The legal challenge centers on whether Eightfold’s AI-generated candidate assessments qualify as a "consumer report" under the FCRA. Traditionally, this statute governs third-party entities like credit bureaus and background check companies, mandating strict rules for disclosure, consent, accuracy, and dispute resolution when compiling information for "employment purposes." The lawsuit, brought by job applicants Erin Kistler and Sruti Bhaumik, claims that Eightfold acts as a Consumer Reporting Agency (CRA) by assembling or evaluating consumer information to furnish a report—the talent profile and proprietary score—to a third party, the prospective employer. The complaint specifically highlights that the Eightfold system rates applicants on a tight zero-to-five scale and creates talent profiles that include not just resume-based information, but also personality descriptions like "team player" or "introvert," a ranking of their "quality of education," and predictions about their future job titles and companies[1][2][3]. By using "hidden Artificial Intelligence technology" to collect and infer this data, often from vast amounts of public and proprietary sources, the plaintiffs allege the company has bypassed fundamental legal protections[4][1]. This interpretation of an algorithmic score as a consumer report is the legal precedent at stake, and if successful, could fundamentally reshape the compliance requirements for all third-party HR tech vendors.

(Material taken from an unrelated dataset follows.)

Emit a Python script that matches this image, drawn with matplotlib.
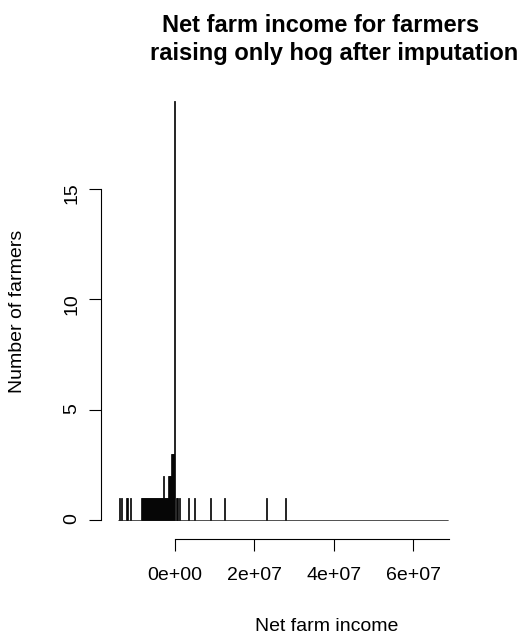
import numpy as np
import matplotlib
matplotlib.use("Agg")
import matplotlib.pyplot as plt
from matplotlib.ticker import FuncFormatter

plt.rcParams["font.family"] = ["Liberation Sans", "DejaVu Sans"]

# Net farm income of hog-only farmers (pesos)
# scattered farmers outside the dense cluster near zero
tail_income = [-14.0e6, -13.3e6, -12.1e6, -11.8e6, -11.1e6,
               0.35e6, 0.6e6, 1.2e6, 3.4e6, 4.9e6, 9.1e6, 12.5e6, 23.0e6, 27.9e6]
# dense cluster: number of farmers in each 250,000 bin from -8.5e6 up to 0
cluster_start = -8.5e6
cluster_counts = [1, 1, 1, 1, 1, 1, 1, 1, 1, 1, 1,
                  1, 1, 1, 1, 1, 1, 1, 1, 1, 1, 1,
                  2, 1, 1, 1, 1, 2, 2, 2, 3, 3, 3, 19]

bin_width = 0.25e6
hist_from = -14.25e6
hist_to = 68.75e6

x_ticks = [0, 2e7, 4e7, 6e7]
y_ticks = [0, 5, 10, 15]

W, H = 532, 636
fig = plt.figure(figsize=(W / 100, H / 100), dpi=100)


def px(x, y):
    return x / W, 1 - y / H


# plot region in pixels (the right part is cut off like in the original)
left, right, top, bottom = 101, 553, 82, 539
ax = fig.add_axes([left / W, 1 - bottom / H, (right - left) / W, (bottom - top) / H])

edges = np.arange(hist_from, hist_to + bin_width / 2, bin_width)
cluster_mid = cluster_start + bin_width * (np.arange(len(cluster_counts)) + 0.5)
values = np.concatenate([tail_income, np.repeat(cluster_mid, cluster_counts)])

ax.hist(values, bins=edges, fill=False, edgecolor="black", linewidth=0.6)

ax.set_xlim(-18.54e6, 95.2e6)
ax.set_ylim(-0.861, 19.85)

for side in ["top", "right"]:
    ax.spines[side].set_visible(False)
ax.spines["left"].set_bounds(0, 15)
ax.spines["bottom"].set_bounds(0, 69.0e6)
for side in ["left", "bottom"]:
    ax.spines[side].set_linewidth(0.8)

ax.set_xticks(x_ticks)
ax.set_yticks(y_ticks)
ax.xaxis.set_major_formatter(FuncFormatter(lambda v, p: f"{v:.0e}"))
ax.tick_params(axis="both", direction="out", length=8.5, width=0.8, labelsize=14)
ax.tick_params(axis="x", pad=12)
ax.tick_params(axis="y", pad=6.5, labelrotation=90)

fig.text(*px(320.5, 31.7), "Net farm income for farmers", ha="center", va="baseline",
         fontsize=17, fontweight="bold")
fig.text(*px(334.5, 60), "raising only hog after imputation", ha="center", va="baseline",
         fontsize=17, fontweight="bold")
fig.text(*px(327, 631), "Net farm income", ha="center", va="baseline", fontsize=14)
fig.text(*px(18, 311), "Number of farmers", ha="center", va="center", rotation=90,
         fontsize=14)

fig.savefig("out.png", dpi=100)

Eightfold’s Talent Intelligence Platform is designed to help large enterprises accelerate the hiring process, and its proprietary deep-learning AI is marketed as one that can identify over a million skills across the global population and provide "bias-free, data-driven insights"[5][6]. The company’s own spokespeople have previously stated that the platform primarily operates on data provided by the candidates themselves[7]. However, the lawsuit asserts that the AI models go far beyond mere resume parsing, drawing inferences about an individual's potential, learnability, and soft skills from a "global data set" of over a billion profiles and billions of data points[5][8]. The plaintiff's counsel argues that because the AI tool draws conclusions and assigns a score about a candidate's character and fitness for employment, an activity traditionally reserved for regulated consumer reporting agencies, it must comply with the FCRA's twin pillars of transparency and due process[7]. The law provides that consumers have the right to view the information in their report and challenge any inaccuracies before an adverse employment action, a right that the plaintiffs were allegedly denied.

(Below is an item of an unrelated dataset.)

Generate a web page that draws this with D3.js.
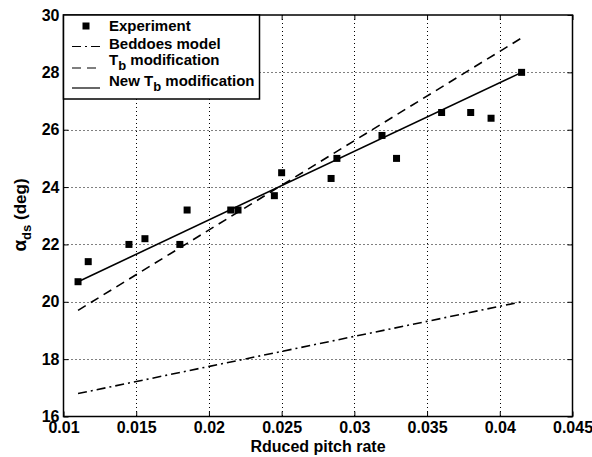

The case takes place against a backdrop of increasing federal scrutiny on the use of AI in employment. The Consumer Financial Protection Bureau (CFPB) has issued guidance emphasizing that algorithmic scores, background dossiers, and other third-party screening tools used in hiring are indeed considered consumer reports under the FCRA[9][10]. The CFPB circular explicitly states that relying on automated screening without following the FCRA's requirements—which include obtaining written consent and providing pre-adverse action notice—is a legal violation[11][9][10][12]. This regulatory stance has put both AI vendors and the employers who use their tools on notice. Expert analysis suggests that this expansion of the FCRA's reach is a direct response to the rise of worker surveillance and algorithmic decision-making, which can create high stakes for candidates facing rejection based on opaque, machine-generated assessments they cannot challenge[11][9][10]. The legal community is now grappling with how to apply a law written in the 1970s to complex AI systems that derive personality traits and predictions from expansive, often public, data sets[13].
The implications of the Eightfold lawsuit for the HR technology ecosystem are immense. Should the court side with the plaintiffs and determine that the AI-generated talent profiles and scores are "consumer reports," every third-party vendor providing AI-driven employment assessments would likely be forced to overhaul its data collection, disclosure, and dispute resolution processes to achieve FCRA compliance[11][12]. For employers, many of whom have adopted AI tools for perceived efficiency and bias reduction, this could mean an immediate reassessment of their entire AI vetting pipeline[11][1]. They would face the critical requirement to obtain written consent from job seekers before procuring any algorithmic report, and to provide notice and a copy of the report if an adverse action is contemplated[11][10]. The specter of class-action litigation, which carries significant statutory and punitive damages for willful FCRA violations, highlights the financial risk of non-compliance and will likely spur a rapid shift toward greater transparency in AI-driven hiring practices across all sectors[14][15]. This landmark case is poised to define the boundary between an unregulated software tool and a legally accountable consumer reporting agency, setting a crucial legal precedent for how the US government regulates artificial intelligence in the workplace.